What percentage of developers use alternatives to Steam?
48% have distributed through the Epic Games Store or Xbox PC store, 10% use GOG, and 8% use Itch.io. Most treat these as secondary channels contributing minimal revenue.
Why can’t Epic Games Store compete with Steam?
Epic spent billions and still failed to significantly dent Steam’s dominance. The barriers are network effects: players have existing libraries, friends, and habits on Steam, making the switching cost too high. Developers face the same problem.
Do developers want Steam broken up?
The survey doesn’t indicate that. Developers want viable alternatives, not Steam’s destruction. 80% expect alternative platforms to form regular distribution channels within five years, suggesting they want competition, not monopoly termination.
What’s Valve’s response to these findings?

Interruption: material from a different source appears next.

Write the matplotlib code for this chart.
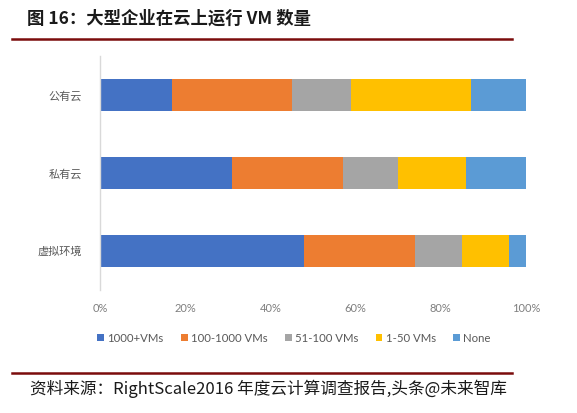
import matplotlib
matplotlib.use("Agg")
import matplotlib.pyplot as plt
from matplotlib.lines import Line2D
import numpy as np

plt.rcParams['font.family'] = ['Lato', 'Noto Sans CJK SC', 'DejaVu Sans']

categories = ['公有云', '私有云', '虚拟环境']
series_names = ['1000+VMs', '100-1000 VMs', '51-100 VMs', '1-50 VMs', 'None']
values = {
    '1000+VMs':     [17, 31, 48],
    '100-1000 VMs': [28, 26, 26],
    '51-100 VMs':   [14, 13, 11],
    '1-50 VMs':     [28, 16, 11],
    'None':         [13, 14, 4],
}
colors = ['#4472C4', '#ED7D31', '#A5A5A5', '#FFC000', '#5B9BD5']
xticks = [0, 20, 40, 60, 80, 100]
xtick_labels = ['0%', '20%', '40%', '60%', '80%', '100%']

W, H = 577, 413
fig = plt.figure(figsize=(W / 100, H / 100), dpi=100)
ax = fig.add_axes([100 / W, 1 - 290 / H, 426 / W, 234 / H])

y = np.arange(len(categories))
left = np.zeros(len(categories))
for name, c in zip(series_names, colors):
    v = np.array(values[name], dtype=float)
    ax.barh(y, v, left=left, height=0.4, color=c, label=name)
    left += v

ax.set_xlim(0, 100)
ax.set_ylim(len(categories) - 0.5, -0.5)
ax.set_yticks(y)
ax.set_yticklabels(categories, fontsize=8, color='#595959', family=['Noto Sans CJK SC'])
ax.set_xticks(xticks)
ax.set_xticklabels(xtick_labels, fontsize=8, color='#7f7f7f')
ax.tick_params(axis='both', length=0)
ax.tick_params(axis='y', pad=13)
ax.tick_params(axis='x', pad=9)
for s in ['top', 'right', 'bottom']:
    ax.spines[s].set_visible(False)
ax.spines['left'].set_color('#d9d9d9')
ax.spines['left'].set_linewidth(1)

fig.legend(loc='center', bbox_to_anchor=(294 / W, 1 - 338 / H), ncol=5,
           frameon=False, fontsize=8.2, handlelength=0.6, handleheight=0.6,
           handletextpad=0.3, columnspacing=1.5, labelcolor='#595959')

# Title and rules
fig.text(27 / W, 1 - 19 / H, '图 16：大型企业在云上运行 VM 数量', fontsize=12.5, fontweight='heavy',
         va='center', ha='left', family=['Noto Sans CJK SC'], color='#1a1a1a')
fig.add_artist(Line2D([12 / W, 512 / W], [1 - 39 / H, 1 - 39 / H], color='#7b0c0c', lw=1.8,
                      transform=fig.transFigure))
fig.add_artist(Line2D([12 / W, 512 / W], [1 - 373 / H, 1 - 373 / H], color='#7b0c0c', lw=1.8,
                      transform=fig.transFigure))
fig.text(30 / W, 1 - 389 / H, '资料来源：RightScale2016 年度云计算调查报告,头条@未来智库', fontsize=12,
         style='italic', va='center', ha='left', family=['Noto Sans CJK SC', 'DejaVu Sans'], color='#1a1a1a')

fig.savefig('out.png', dpi=100)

Valve has not publicly commented on this specific survey. The company generally argues that Steam’s dominance reflects superior features and user experience rather than monopolistic behavior.
Could Microsoft’s Xbox PC store replace Steam?
Unlikely, despite Microsoft’s resources. The Xbox app still hasn’t achieved significant traction despite years of development and integration with Game Pass. The same network effect problems plague any competitor.
Conclusion
Whether Steam is technically a monopoly might be an academic debate, but the practical reality is undeniable. Valve controls PC game distribution to a degree that leaves developers uncomfortable and dependent. The 72% figure isn’t shocking because most industry observers already knew this situation existed. What’s notable is developers are publicly acknowledging it now through a formal survey. The bigger question isn’t whether Steam should be regulated as a monopoly. It’s whether the industry can successfully build alternatives that give developers genuine strategic choice rather than Steam as the only viable option. The survey suggests developers believe that’s possible within five years. Whether that optimism proves justified will define the next chapter of PC gaming distribution.